Arriving at the cathedral, he was greeted by protestors chanting “shame Pell, shame” and waving placards with “go to hell Pell” and “get your rosaries of our ovaries” (a reference to his opposition to lesbian women mothering children through the in vitro fertilization program).
Although Archbishop Pell has raised the ire of Sydney’s considerable gay and lesbian population, it is worth noting that he is not necessarily anti-homosexual (although he’s not necessarily pro-homosexual), but the die was cast when he refused to serve Communion to confrontational homosexuals wearing sashes advertising their homosexuality (their rainbow fag “flag”).
Regarding trouble at Canterbury Bankstown football games, police last night visited about twenty Bulldogs supporters suspected of hooliganism, ahead of today’s match between the Bulldogs and the Sharks, and issued them with warning letters warning them that they could be banned from all National Rugby League games.
These mostly Muslim Lebanese fans belong to a very distinct subculture, so I’m wondering whether the police spoke with to them, or had translators speaking to them in their own sub language - “Don’t make trouble owright or I’ll get my cousin onto you – my cousin Victorian Kickboxing Champion three executive years in a row!”
Linguistic explanation, it’s ironic and paradoxical that most of these types like using big words (although they never get them right), e.g. the “executive” for “consecutive” in the above sentence.
They’re also master tautologists, “three executive/consecutive years in a row!”
And most of them do indeed claim to have a cousin who was “Victorian Kickboxing Champion three executive years in a row!”

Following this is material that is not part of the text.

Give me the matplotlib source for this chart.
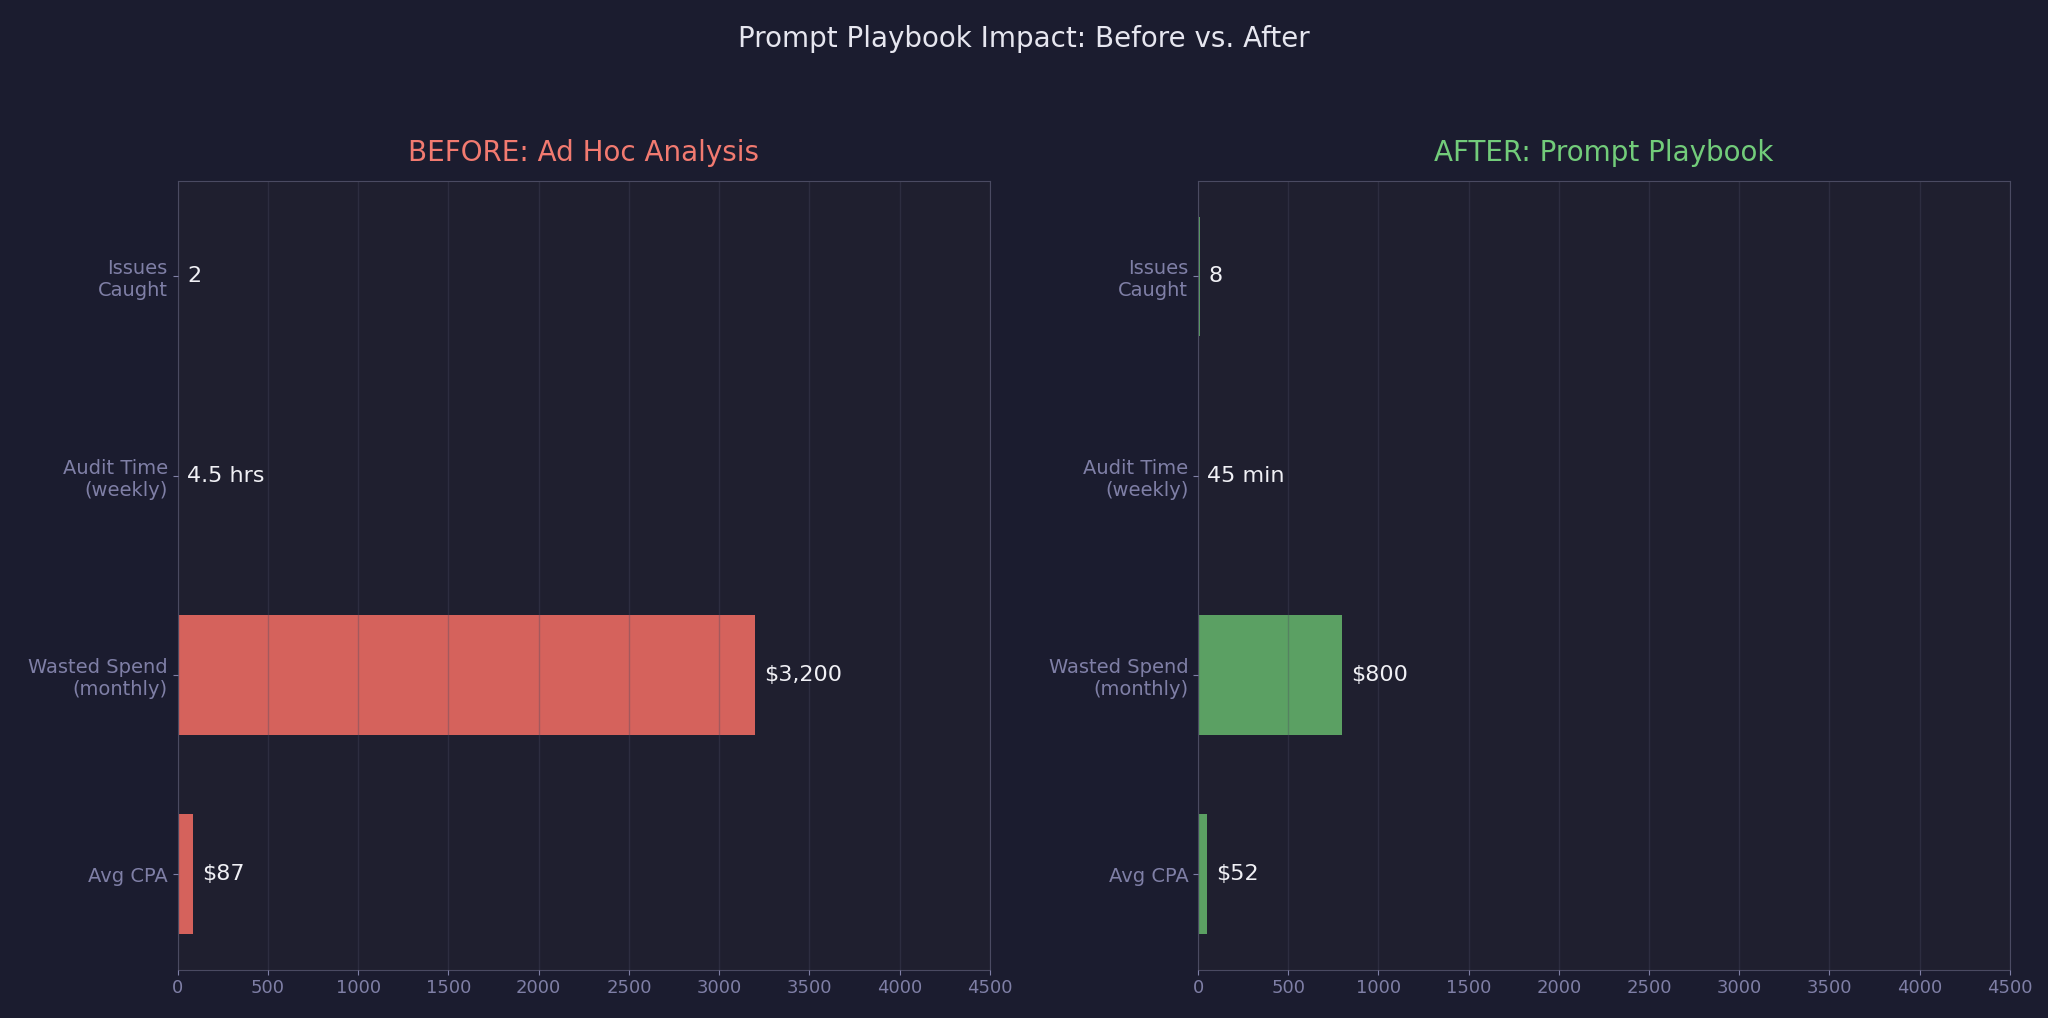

Once in Lebanon, Will and I were making fun of this and the Australian/Lebanese person we were with, unintentionally verified this by saying that, no surprises for guessing, his cousin was indeed “Victorian Kickboxing Champion!” although I can’t recall whether it was for “three executive years in a row”.
An Afghan cricket team has played Afghanistan’s first international cricket game, playing a Pakistani team in Rawalpindi.
Maybe they should of provided assurances that they wouldn’t blow up the stumps – anti-Islamic idolatrous false idols (a la Bamyan).
Cricket came to Afghanistan via returning Afghan refugees who had picked it up whilst in camps in Pakistan and has since become quite popular.